Whining About Lyme

Ticks have been in the news lately, so this blog is going to address the possible issues associated with ticks bites and our canine friends. Lyme disease was first noted in the 1970’s and got its name because the first few cases occurred in Lyme, Connecticut.

Lyme disease is caused by a bacteria (called Borrelia burgdorferi) that is transmitted through a tick bite. Once the tick bites and passes the bacteria into the bloodstream, the bacteria reproduces and travels to different parts of the body causing problems in specific organs and body joints. The fact that Lyme disease can affect so many parts of the body often leads to confusion and misdiagnosis of the illness in humans.

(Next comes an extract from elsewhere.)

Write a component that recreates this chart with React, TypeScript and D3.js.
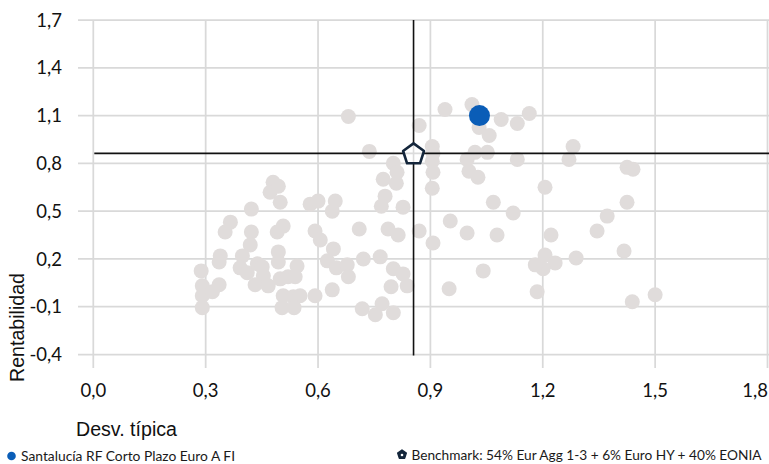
import React from "react";
import * as d3 from "d3";

const W = 769;
const H = 464;

const xTicks = [0, 0.3, 0.6, 0.9, 1.2, 1.5, 1.8];
const yTicks = [-0.4, -0.1, 0.2, 0.5, 0.8, 1.1, 1.4, 1.7];

// peer funds: [desv. típica, rentabilidad]
const peerX = [
  0.288, 0.291, 0.291, 0.291, 0.318, 0.336, 0.339, 0.336, 0.352, 0.366,
  0.422, 0.422, 0.419, 0.398, 0.392, 0.411, 0.438, 0.454, 0.432, 0.467,
  0.494, 0.494, 0.499, 0.520, 0.544, 0.539, 0.507, 0.504, 0.534, 0.552,
  0.536, 0.592, 0.638, 0.472, 0.480, 0.494, 0.499, 0.507, 0.491, 0.451,
  0.579, 0.600, 0.646, 0.638, 0.592, 0.606, 0.641, 0.625, 0.649, 0.678,
  0.681, 0.681, 0.737, 0.710, 0.721, 0.766, 0.801, 0.827, 0.795, 0.838,
  0.718, 0.753, 0.771, 0.801, 0.801, 0.811, 0.774, 0.809, 0.779, 0.769,
  0.827, 0.787, 0.814, 0.870, 0.907, 0.870, 0.905, 0.907, 0.905, 0.907,
  0.905, 0.939, 1.011, 1.030, 1.057, 1.089, 1.132, 1.164, 1.019, 1.052,
  0.998, 1.003, 1.027, 1.132, 1.206, 1.068, 1.121, 0.953, 0.998, 1.078,
  0.950, 1.041, 1.222, 1.206, 1.233, 1.201, 1.180, 1.289, 1.185, 1.281,
  1.270, 1.425, 1.441, 1.425, 1.372, 1.345, 1.417, 1.439, 1.500,
];
const peerY = [
  0.125, 0.031, -0.031, -0.106, -0.006, 0.038, 0.219, 0.181, 0.369, 0.431,
  0.513, 0.369, 0.288, 0.219, 0.144, 0.113, 0.169, 0.094, 0.038, 0.031,
  0.244, 0.181, 0.075, 0.088, 0.156, 0.088, -0.031, -0.106, -0.038, -0.031,
  -0.106, -0.031, 0.006, 0.619, 0.681, 0.656, 0.556, 0.406, 0.369, 0.150,
  0.544, 0.563, 0.563, 0.500, 0.375, 0.319, 0.263, 0.188, 0.144, 0.163,
  0.088, 1.094, 0.875, 0.388, 0.200, 0.213, 0.138, 0.106, 0.025, 0.031,
  -0.113, -0.150, -0.081, -0.138, 0.800, 0.744, 0.700, 0.675, 0.594, 0.531,
  0.525, 0.388, 0.350, 0.375, 0.300, 1.038, 0.906, 0.863, 0.813, 0.744,
  0.644, 1.138, 1.169, 1.025, 0.975, 1.075, 1.050, 1.113, 0.869, 0.869,
  0.825, 0.750, 0.713, 0.825, 0.650, 0.556, 0.488, 0.438, 0.363, 0.350,
  0.013, 0.125, 0.350, 0.225, 0.175, 0.138, 0.163, 0.206, -0.006, 0.906,
  0.825, 0.775, 0.763, 0.556, 0.469, 0.375, 0.250, -0.069, -0.025,
];

const fundLabel = "Santalucía RF Corto Plazo Euro A FI";
const fundPoint = [1.031, 1.1];
const benchLabel = "Benchmark: 54% Eur Agg 1-3 + 6% Euro HY + 40% EONIA";
const benchPoint = [0.855, 0.8625];

const fmt = (v: number) => d3.format(".1f")(v).replace(".", ",").replace("−", "-");

function pentagon(cx: number, cy: number, r: number) {
  const pts = d3.range(5).map((i) => {
    const a = -Math.PI / 2 + (i * 2 * Math.PI) / 5;
    return [cx + r * Math.cos(a), cy + r * Math.sin(a)] as [number, number];
  });
  return d3.line()(pts.concat([pts[0]])) + "Z";
}

export default function App() {
  const x = d3.scaleLinear().domain([0, 1.8]).range([93.3, 767.5]);
  const y = d3.scaleLinear().domain([-0.4, 1.7]).range([354.5, 20]);
  const grid = "#d9d9d9";
  const tickFont = "Lato, 'Noto Sans', sans-serif";
  const titleFont = "'Liberation Sans', Arial, sans-serif";

  const peers = peerX.map((v, i) => [v, peerY[i]]);

  return (
    <svg
      width={W}
      height={H}
      style={{ position: "absolute", left: 0, top: 0, background: "#fff" }}
    >
      {/* gridlines */}
      {yTicks.map((t) => (
        <line key={"gy" + t} x1={78} x2={W} y1={y(t)} y2={y(t)} stroke={grid} strokeWidth={1.75} />
      ))}
      {xTicks.map((t) => (
        <line key={"gx" + t} x1={x(t)} x2={x(t)} y1={y(1.7) + 1} y2={368} stroke={grid} strokeWidth={1.75} />
      ))}

      {/* tick labels */}
      {yTicks.map((t) => (
        <text
          key={"ty" + t}
          x={62}
          y={y(t)}
          dy="0.36em"
          textAnchor="end"
          fontFamily={tickFont}
          fontSize={18.5}
          fill="#111"
        >
          {fmt(t)}
        </text>
      ))}
      {xTicks.map((t, i) => (
        <text
          key={"tx" + t}
          x={i === xTicks.length - 1 ? 768 : x(t)}
          y={397}
          textAnchor={i === xTicks.length - 1 ? "end" : "middle"}
          fontFamily={tickFont}
          fontSize={18.5}
          fill="#111"
        >
          {fmt(t)}
        </text>
      ))}

      {/* axis titles */}
      <text x={76} y={436} fontFamily={titleFont} fontSize={19.5} fill="#111" textLength={101} lengthAdjust="spacingAndGlyphs">
        Desv. típica
      </text>
      <text
        transform={`translate(24,327.5) rotate(-90)`}
        textAnchor="middle"
        fontFamily={titleFont}
        fontSize={19.5}
        fill="#111"
        textLength={109}
        lengthAdjust="spacingAndGlyphs"
      >
        Rentabilidad
      </text>

      {/* peers */}
      {peers.map((p, i) => (
        <circle key={"p" + i} cx={x(p[0])} cy={y(p[1])} r={7.5} fill="#e0dcdb" />
      ))}

      {/* benchmark crosshair */}
      <line x1={x(0) + 1} x2={W} y1={y(benchPoint[1])} y2={y(benchPoint[1])} stroke="#111" strokeWidth={1.6} />
      <line x1={x(benchPoint[0])} x2={x(benchPoint[0])} y1={y(1.7)} y2={y(-0.4) + 1} stroke="#111" strokeWidth={1.6} />

      {/* fund */}
      <circle cx={x(fundPoint[0])} cy={y(fundPoint[1])} r={10.5} fill="#0a5db7" />

      {/* benchmark marker */}
      <path
        d={pentagon(x(benchPoint[0]), y(benchPoint[1]) + 1, 11)}
        fill="#ffffff"
        fillOpacity={0.85}
        stroke="#14263b"
        strokeWidth={2.6}
        strokeLinejoin="round"
      />

      {/* legend */}
      <circle cx={11.5} cy={456} r={4.3} fill="#0a5db7" />
      <text x={21} y={460.5} fontFamily={tickFont} fontSize={13.5} fill="#1a1a1a" textLength={214} lengthAdjust="spacingAndGlyphs">
        {fundLabel}
      </text>
      <path d={pentagon(402, 454.5, 4.5)} fill="#14263b" stroke="#14263b" strokeWidth={1.5} strokeLinejoin="round" />
      <circle cx={402} cy={455} r={1.3} fill="#ffffff" />
      <text x={411.5} y={459.5} fontFamily={tickFont} fontSize={13.5} fill="#1a1a1a" textLength={350} lengthAdjust="spacingAndGlyphs">
        {benchLabel}
      </text>
    </svg>
  );
}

In dogs, Lyme disease causes quite a few symptoms. The symptoms most commonly seen with Lyme disease are fever, lack of energy, decreased appetite and problems with the body joints, such as lameness (which can go from one limb to the next), generalized stiffness and joint pain, and swelling of the joints. Lyme disease can also affect the kidneys, heart and brain. The symptoms can subside and recur later which can make diagnosis difficult. The symptoms of Lyme disease also occur in more commonly found illnesses, so it is usually not on the top of the list of possibilities in sick dogs.

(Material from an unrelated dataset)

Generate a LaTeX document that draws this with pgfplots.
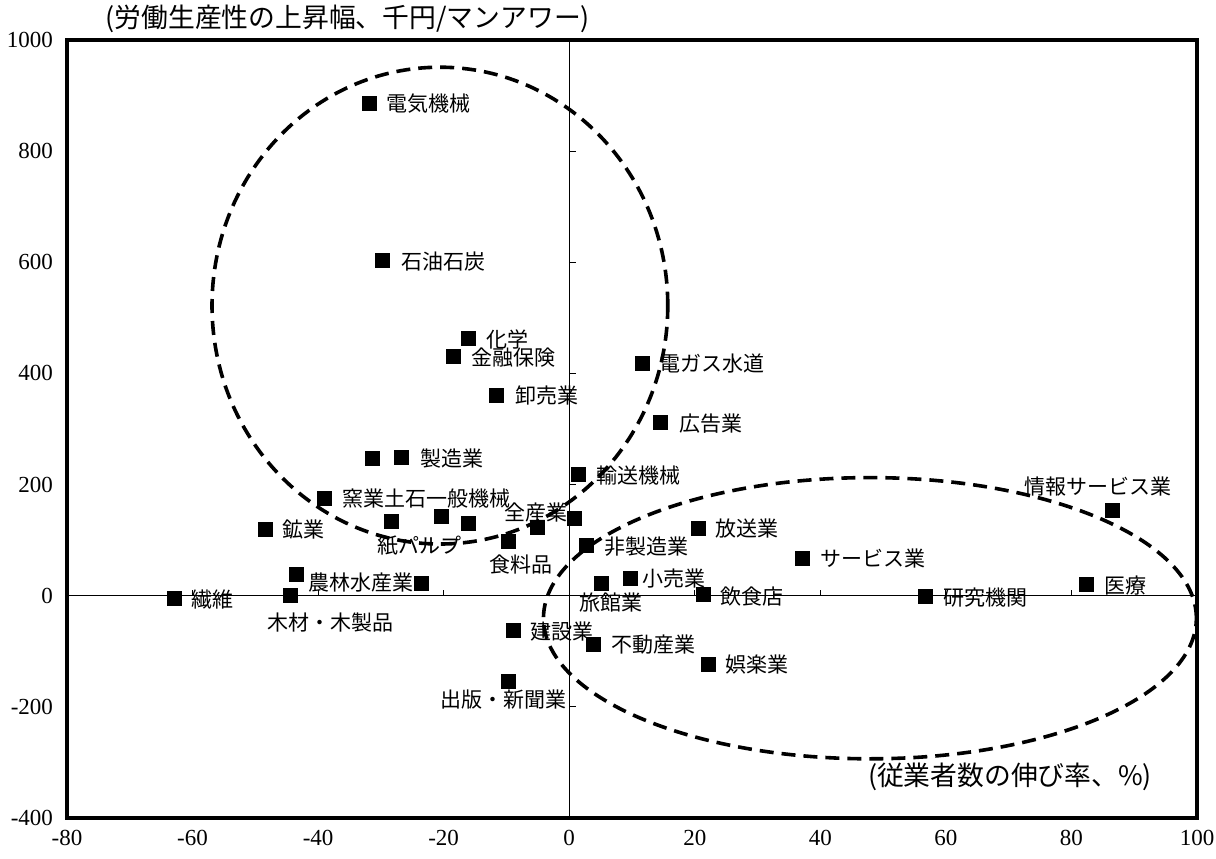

There are 2 blood tests available to test for Lyme disease. The first test is an antibody test. Infectious organisms, such as the bacteria that causes Lyme disease, have proteins attached to the surface of the cell. These proteins are called antigens. When the immune system detects these foreign invaders, the body produces antibodies to help destroy the disease. This test tells us that the dog has been exposed to Lyme disease because there are antibodies present in the bloodstream. Unfortunately, false negatives can happen with this test because a dog could be infected recently, but not enough antibodies have formed. Dogs who have been infected for a long time might no longer have enough antibodies in their bloodstream to show a positive result.

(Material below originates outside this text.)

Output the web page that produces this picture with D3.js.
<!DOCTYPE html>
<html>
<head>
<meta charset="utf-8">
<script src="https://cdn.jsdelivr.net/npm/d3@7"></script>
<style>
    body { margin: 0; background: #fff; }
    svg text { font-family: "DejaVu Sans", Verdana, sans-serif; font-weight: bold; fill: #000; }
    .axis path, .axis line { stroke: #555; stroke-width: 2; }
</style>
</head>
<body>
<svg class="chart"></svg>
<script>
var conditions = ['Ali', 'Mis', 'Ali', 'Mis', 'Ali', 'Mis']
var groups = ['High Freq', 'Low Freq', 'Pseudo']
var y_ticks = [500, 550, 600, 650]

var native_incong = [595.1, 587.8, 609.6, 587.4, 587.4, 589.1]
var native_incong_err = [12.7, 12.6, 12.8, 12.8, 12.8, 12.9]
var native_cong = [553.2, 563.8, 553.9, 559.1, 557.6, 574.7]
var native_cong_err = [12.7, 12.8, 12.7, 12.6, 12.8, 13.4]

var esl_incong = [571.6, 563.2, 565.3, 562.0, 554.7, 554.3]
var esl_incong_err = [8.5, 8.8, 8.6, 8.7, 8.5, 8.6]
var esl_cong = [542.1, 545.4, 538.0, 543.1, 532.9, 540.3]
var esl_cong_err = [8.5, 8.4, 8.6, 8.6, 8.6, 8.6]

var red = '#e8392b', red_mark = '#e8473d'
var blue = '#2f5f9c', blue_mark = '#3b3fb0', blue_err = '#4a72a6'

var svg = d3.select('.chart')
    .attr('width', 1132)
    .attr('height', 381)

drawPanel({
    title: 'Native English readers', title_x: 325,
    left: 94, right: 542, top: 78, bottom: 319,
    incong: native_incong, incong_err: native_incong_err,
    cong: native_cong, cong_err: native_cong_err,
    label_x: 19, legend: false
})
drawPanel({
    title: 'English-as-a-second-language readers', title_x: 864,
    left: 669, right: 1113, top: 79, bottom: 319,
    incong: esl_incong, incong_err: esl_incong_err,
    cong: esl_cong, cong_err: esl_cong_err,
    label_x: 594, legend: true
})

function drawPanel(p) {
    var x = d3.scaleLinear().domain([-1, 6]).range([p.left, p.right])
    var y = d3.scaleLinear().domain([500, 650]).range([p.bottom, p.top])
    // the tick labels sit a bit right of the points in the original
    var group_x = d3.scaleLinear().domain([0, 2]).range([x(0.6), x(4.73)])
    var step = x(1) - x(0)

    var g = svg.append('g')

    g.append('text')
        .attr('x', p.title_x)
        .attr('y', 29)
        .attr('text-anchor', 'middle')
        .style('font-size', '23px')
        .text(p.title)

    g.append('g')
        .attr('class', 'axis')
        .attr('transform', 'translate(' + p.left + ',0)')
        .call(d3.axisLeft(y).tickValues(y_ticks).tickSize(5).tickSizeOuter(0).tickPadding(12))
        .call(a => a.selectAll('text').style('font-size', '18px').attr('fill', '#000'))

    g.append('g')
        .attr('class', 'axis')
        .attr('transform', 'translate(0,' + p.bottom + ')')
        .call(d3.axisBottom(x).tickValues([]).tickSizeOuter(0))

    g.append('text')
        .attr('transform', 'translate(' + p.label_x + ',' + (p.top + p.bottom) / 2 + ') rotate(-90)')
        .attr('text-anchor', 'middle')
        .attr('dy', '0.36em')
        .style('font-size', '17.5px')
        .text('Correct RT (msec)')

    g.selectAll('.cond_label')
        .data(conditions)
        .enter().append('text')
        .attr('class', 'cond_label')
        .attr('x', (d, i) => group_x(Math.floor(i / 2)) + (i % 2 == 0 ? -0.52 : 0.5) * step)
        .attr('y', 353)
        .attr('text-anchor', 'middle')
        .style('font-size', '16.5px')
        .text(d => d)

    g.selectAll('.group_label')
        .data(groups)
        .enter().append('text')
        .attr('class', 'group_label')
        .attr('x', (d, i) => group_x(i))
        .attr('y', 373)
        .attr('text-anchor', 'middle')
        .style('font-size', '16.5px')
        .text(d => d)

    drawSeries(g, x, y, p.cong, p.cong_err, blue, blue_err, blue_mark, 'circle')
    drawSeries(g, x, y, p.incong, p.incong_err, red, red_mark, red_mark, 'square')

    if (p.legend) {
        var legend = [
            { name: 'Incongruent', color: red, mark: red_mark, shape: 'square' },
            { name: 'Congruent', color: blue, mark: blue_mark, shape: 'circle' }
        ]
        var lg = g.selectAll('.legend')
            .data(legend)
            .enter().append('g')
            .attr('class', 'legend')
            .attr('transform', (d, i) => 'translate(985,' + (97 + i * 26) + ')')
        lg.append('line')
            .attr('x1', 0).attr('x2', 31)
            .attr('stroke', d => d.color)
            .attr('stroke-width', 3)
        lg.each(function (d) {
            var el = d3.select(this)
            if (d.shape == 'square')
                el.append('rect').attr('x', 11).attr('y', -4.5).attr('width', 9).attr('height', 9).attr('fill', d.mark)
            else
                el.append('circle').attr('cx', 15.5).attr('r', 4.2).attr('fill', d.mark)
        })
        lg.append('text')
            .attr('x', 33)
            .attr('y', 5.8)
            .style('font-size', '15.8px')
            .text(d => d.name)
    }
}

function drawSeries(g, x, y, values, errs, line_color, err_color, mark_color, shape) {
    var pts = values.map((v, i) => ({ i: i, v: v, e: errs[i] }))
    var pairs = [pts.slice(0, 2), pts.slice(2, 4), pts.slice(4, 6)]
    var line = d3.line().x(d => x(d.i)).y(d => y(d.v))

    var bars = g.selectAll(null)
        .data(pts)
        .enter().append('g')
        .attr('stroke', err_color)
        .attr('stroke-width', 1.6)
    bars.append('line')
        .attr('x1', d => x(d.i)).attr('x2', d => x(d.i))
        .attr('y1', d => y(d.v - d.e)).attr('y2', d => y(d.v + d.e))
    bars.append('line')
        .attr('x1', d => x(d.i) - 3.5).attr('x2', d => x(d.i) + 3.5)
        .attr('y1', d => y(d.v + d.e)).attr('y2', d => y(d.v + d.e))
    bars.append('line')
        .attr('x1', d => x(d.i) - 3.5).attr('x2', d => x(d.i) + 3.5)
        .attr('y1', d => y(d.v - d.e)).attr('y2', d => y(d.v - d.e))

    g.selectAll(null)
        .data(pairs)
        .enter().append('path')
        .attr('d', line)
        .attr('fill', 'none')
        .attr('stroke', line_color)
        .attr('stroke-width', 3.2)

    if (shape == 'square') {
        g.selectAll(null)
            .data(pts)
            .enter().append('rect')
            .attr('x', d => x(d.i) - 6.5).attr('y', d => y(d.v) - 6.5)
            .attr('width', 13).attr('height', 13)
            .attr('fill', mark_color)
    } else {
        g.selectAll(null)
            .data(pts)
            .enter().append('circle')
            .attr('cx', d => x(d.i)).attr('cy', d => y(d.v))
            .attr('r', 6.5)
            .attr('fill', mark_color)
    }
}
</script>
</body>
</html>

The second blood test is called a PCR test. This is a DNA test that checks for the presence of the bacteria itself. This test is very sensitive and specific for the bacteria. However, false negatives can occur because the bacteria might be present in a body joint but not in the bloodstream. So in both test types, a positive result is meaningful in dogs who are showing clinical signs. However, a negative test result does NOT mean the dog is free of the bacteria causing Lyme disease.

Lyme disease is caused by a bacteria, so treatment is achieved with the use of antibiotics. Typically the treatment requires several weeks of antibiotics, and sometimes the use of multiple types of antibiotics are needed. Pain relief medication is also used to help with joint pain and joint stiffness.

The best thing you can do for your dog is to prevent exposure to Lyme disease! This means keeping ticks away from your pet. Prevention is ALWAYS the best medicine. There are once monthly oral medications or topical products that will kill the tick before it becomes a problem. Please speak with any of our staff about the best option for your pet. The disease is a painful, debilitating illness so help prevent your dog from whining about Lyme disease!